When Judge Rumford opens the trial, Dekker shocks the court by asking to dismiss all terrorism charges against the defendants, instead trying them each on two counts of murder. Garfield is flummoxed, but the judge agrees to the request. Dekker's opening statement is simple. The trial isn't about terrorism, politics or ideology, but Nikki and Billy, who were incinerated when Terry and his crew tried to murder Ronnie. When Garfield opens with the claim that his clients are on trial because they tried to wake America up to the slaughter of innocent Muslims, Dekker objects. The judge reminds Garfield to limit his statements to the murder charges. Deflated, Garfield takes a seat.

Kim takes the stand to explain what happened the day the meth lab explosion killed her kids. Then Dekker puts Amy on the stand to explain how Terry had her buy denatured alcohol. Two days later, they visited Ronnie, and she found Terry in the garage pouring the alcohol into Terry's cookpot.
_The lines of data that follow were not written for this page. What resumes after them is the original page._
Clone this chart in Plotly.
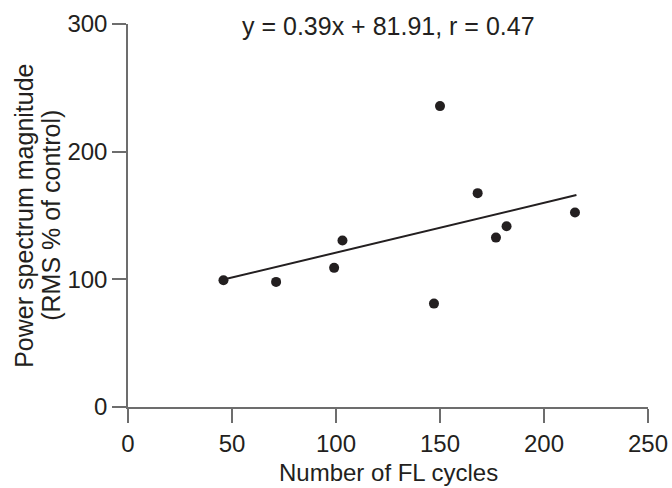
import plotly.graph_objects as go

fl_cycles = [45.9, 71.2, 99.1, 103.1, 147.1, 150.0, 168.1, 176.9, 182.0, 214.9]
power_rms = [99.3, 98.0, 109.0, 130.4, 81.0, 235.7, 167.5, 132.7, 141.6, 152.3]
slope, intercept, r_value = 0.39, 81.91, 0.47
x_ticks = [0, 50, 100, 150, 200, 250]
y_ticks = [0, 100, 200, 300]

fit_x = [min(fl_cycles), max(fl_cycles) + 0.7]
fit_y = [slope * v + intercept for v in fit_x]

ink = "#231f20"
axis_col = "#6d6d6d"
font = "Liberation Sans, Arial, sans-serif"
fs = 24

fig = go.Figure()
fig.add_trace(go.Scatter(x=fit_x, y=fit_y, mode="lines",
                         line=dict(color=ink, width=2), showlegend=False,
                         hoverinfo="skip"))
fig.add_trace(go.Scatter(x=fl_cycles, y=power_rms, mode="markers",
                         marker=dict(color=ink, size=10), showlegend=False))

fig.update_layout(
    width=672, height=488,
    margin=dict(l=127.7, r=23.7, t=24.3, b=81, autoexpand=False),
    paper_bgcolor="white", plot_bgcolor="white",
    font=dict(family=font, size=fs, color=ink),
    xaxis=dict(range=[0, 250], tickvals=x_ticks, showgrid=False, zeroline=False,
               showline=True, linecolor=axis_col, linewidth=1.5, automargin=False,
               ticks="outside", ticklen=14, tickwidth=1.5, tickcolor=axis_col,
               tickfont=dict(size=fs, color=ink), fixedrange=True),
    yaxis=dict(range=[0, 300], tickvals=y_ticks, showgrid=False, zeroline=False,
               showline=True, linecolor=axis_col, linewidth=1.5, automargin=False,
               ticks="outside", ticklen=14, tickwidth=1.5, tickcolor=axis_col,
               tickfont=dict(size=fs, color=ink), fixedrange=True),
    annotations=[
        dict(text=f"y = {slope}x + {intercept}, r = {r_value}", xref="paper", yref="paper",
             x=0.5, y=1, yanchor="middle", xanchor="center", showarrow=False,
             font=dict(size=fs + 1, color=ink), yshift=-2),
        dict(text="Number of FL cycles", xref="paper", yref="paper",
             x=0.5, y=0, yanchor="middle", xanchor="center", showarrow=False,
             font=dict(size=fs, color=ink), yshift=-65),
        dict(text="Power spectrum magnitude", xref="paper", yref="paper",
             x=0, y=0.5, xanchor="center", yanchor="middle", showarrow=False,
             textangle=-90, font=dict(size=fs + 1, color=ink), xshift=-104.7),
        dict(text="(RMS % of control)", xref="paper", yref="paper",
             x=0, y=0.5, xanchor="center", yanchor="middle", showarrow=False,
             textangle=-90, font=dict(size=fs + 1, color=ink), xshift=-77.7),
    ],
)

fig.write_html("out.html")
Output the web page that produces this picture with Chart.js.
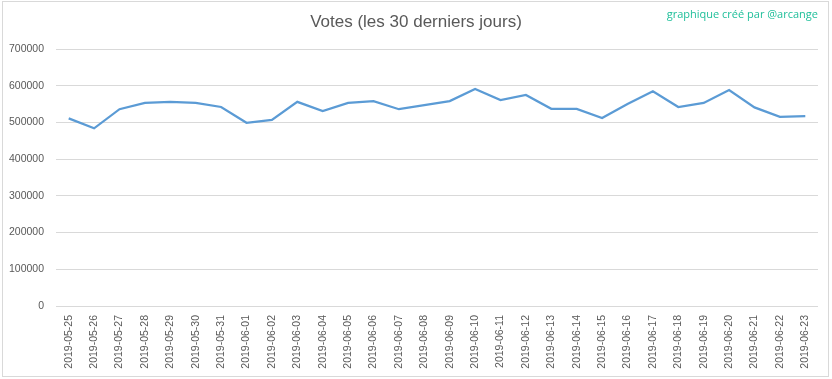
<!DOCTYPE html>
<html>
<head>
<meta charset="utf-8">
<script src="https://cdn.jsdelivr.net/npm/chart.js@4/dist/chart.umd.min.js"></script>
<style>
html,body{margin:0;padding:0;background:#fff;}
#wrap{width:832px;height:379px;position:relative;}
</style>
</head>
<body>
<div id="wrap"><canvas id="c" width="832" height="379"></canvas></div>
<script>
const categories = ["2019-05-25","2019-05-26","2019-05-27","2019-05-28","2019-05-29","2019-05-30","2019-05-31","2019-06-01","2019-06-02","2019-06-03","2019-06-04","2019-06-05","2019-06-06","2019-06-07","2019-06-08","2019-06-09","2019-06-10","2019-06-11","2019-06-12","2019-06-13","2019-06-14","2019-06-15","2019-06-16","2019-06-17","2019-06-18","2019-06-19","2019-06-20","2019-06-21","2019-06-22","2019-06-23"];
const votes = [511000,484000,536000,553000,556000,553000,542000,499000,507000,556000,531000,553000,558000,536000,547000,558000,591000,561000,575000,537000,537000,512000,550000,585000,542000,553000,588000,541000,515000,517000];
const yTicks = [0,100000,200000,300000,400000,500000,600000,700000];
const titleText = "Votes (les 30 derniers jours)";
const creditText = "graphique créé par @arcange";

const decor = {
  id: 'decor',
  beforeDraw(chart) {
    const ctx = chart.ctx;
    ctx.save();
    ctx.fillStyle = '#ffffff';
    ctx.fillRect(0,0,chart.width,chart.height);
    ctx.strokeStyle = '#d9d9d9';
    ctx.lineWidth = 1;
    ctx.strokeRect(2.5,1.5,826,375);
    ctx.restore();
  },
  afterDraw(chart) {
    const ctx = chart.ctx;
    ctx.save();
    ctx.fillStyle = '#595959';
    ctx.font = '17px "Liberation Sans", Arial, sans-serif';
    ctx.textAlign = 'center';
    ctx.textBaseline = 'middle';
    ctx.fillText(titleText, 416, 22);
    ctx.fillStyle = '#1fbf9a';
    ctx.font = '11px "Open Sans", sans-serif';
    ctx.textAlign = 'right';
    ctx.fillText(creditText, 818, 15);
    ctx.restore();
  }
};

new Chart(document.getElementById('c'), {
  type: 'line',
  data: {
    labels: categories,
    datasets: [{
      data: votes,
      borderColor: '#5b9bd5',
      borderWidth: 2.25,
      pointRadius: 0,
      tension: 0,
      fill: false
    }]
  },
  options: {
    responsive: false,
    animation: false,
    layout: { padding: { top: 49, left: 0, right: 14, bottom: 0 } },
    plugins: { legend: { display: false }, title: { display: false }, tooltip: { enabled: false } },
    scales: {
      x: {
        offset: true,
        grid: { display: false, drawTicks: false },
        border: { display: false },
        ticks: {
          color: '#595959',
          font: { family: '"Liberation Sans", Arial, sans-serif', size: 10.5 },
          minRotation: 90, maxRotation: 90, autoSkip: false, padding: 9
        },
        afterFit(s) { s.height = 73; }
      },
      y: {
        min: 0, max: 700000,
        afterBuildTicks(s) { s.ticks = yTicks.map(v => ({ value: v })); },
        grid: { color: '#d9d9d9', lineWidth: 1, drawTicks: false },
        border: { display: false },
        ticks: {
          color: '#595959',
          font: { family: '"Liberation Sans", Arial, sans-serif', size: 10.5 },
          padding: 12,
          callback: v => String(v)
        },
        afterFit(s) { s.width = 56; }
      }
    }
  },
  plugins: [decor]
});
</script>
</body>
</html>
Warning Amy she had to obey his wishes, Terry claimed he was making sure Ronnie would make no more drugs. Getting angry, Amy rages that Terry fooled her into believing he loved her, when he was just using her the whole time. On cross, Garfield shows Amy a photo the cops took of a drawer in Terry's RV. Spying an engagement ring, Amy has a complete change of heart, recants her testimony, and claims responsibility for the children's deaths.

His case demolished, Dekker tries another angle. In order to marry Terry, Amy had to convert to a strict form of Islam. As a future Muslim wife, she has to obey her husband-to-be, seeking his counsel in all decisions. Therefore, wouldn't she need Terry's approval to kill Ronnie? Amy remains silent. In his closing statement, Garfield claims his clients were denied their right to have a jury hear all the evidence in their case. Dekker's close is simple. About certain things there can be no doubt, like the taking of innocent life is never justified, no matter where it happens. Murder is murder. The jury finds Terry and his two buddies guilty of two counts of murder in the first degree. As he's led away, Terry warns that nothing will stop his people - the message is coming!